Two staff members at Waitematā District Health Board have contracted coronavirus due to community transmission, the DHB confirmed in a statement.
It's believed the healthcare workers are linked to the Mt Roskill Evangelical Fellowship sub-cluster, which has recorded 33 cases. The DHB reiterated the staff members did not contract the virus at work.
One had been on leave before becoming infectious and has not returned to the DHB since. The other has been off work since late August and is part of a small, non-patient-facing team, the members of which have all returned negative results.

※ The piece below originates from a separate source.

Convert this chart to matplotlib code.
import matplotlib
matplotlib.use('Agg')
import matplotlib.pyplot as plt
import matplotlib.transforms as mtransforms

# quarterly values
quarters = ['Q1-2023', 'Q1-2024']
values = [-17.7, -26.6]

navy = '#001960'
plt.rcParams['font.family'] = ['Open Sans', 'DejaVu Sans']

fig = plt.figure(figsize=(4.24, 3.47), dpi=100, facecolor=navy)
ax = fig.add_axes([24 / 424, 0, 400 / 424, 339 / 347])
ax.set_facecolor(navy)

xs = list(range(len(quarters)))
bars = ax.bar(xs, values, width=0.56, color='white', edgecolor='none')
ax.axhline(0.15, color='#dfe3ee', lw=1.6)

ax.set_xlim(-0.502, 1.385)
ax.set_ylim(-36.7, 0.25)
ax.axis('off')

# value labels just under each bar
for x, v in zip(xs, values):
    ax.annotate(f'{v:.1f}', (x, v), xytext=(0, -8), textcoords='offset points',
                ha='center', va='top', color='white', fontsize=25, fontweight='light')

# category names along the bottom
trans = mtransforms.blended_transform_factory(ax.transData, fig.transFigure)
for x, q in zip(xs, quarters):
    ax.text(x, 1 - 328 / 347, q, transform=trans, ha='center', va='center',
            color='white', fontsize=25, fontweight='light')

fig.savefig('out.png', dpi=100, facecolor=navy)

Seventeen staff who had contact with one or both of the healthcare workers before their diagnoses were stood down early last week as a precaution. All have tested negative for the virus.
The 17 staff will remain in isolation and undergo a second swab at around day 12 from the date of potential exposure, as per the Ministry of Health's testing guidelines.
If the staff return two negative tests and remain asymptomatic after day 14 of their isolation period, they will be cleared to return to work.
"Waitematā DHB has robust processes in place to cater for these kinds of scenarios and assures the public that our hospitals are safe," the DHB said in the statement.
Waitematā DHB, a district including North Shore and Waitākere Hospitals, is in close contact with the workers and wishes them a speedy recovery.
Two new community cases of COVID-19 were recorded on Saturday, both of which are associated with the new bereavement events' sub-cluster epidemiologically linked to the Mt Roskill Evangelical Fellowship.
Seven Waitākere Hospital nurses and at least three close contacts contracted the virus in May after residents of St Margaret's Rest Home and Hospital, one of the largest clusters in the country, were transferred to the hospital.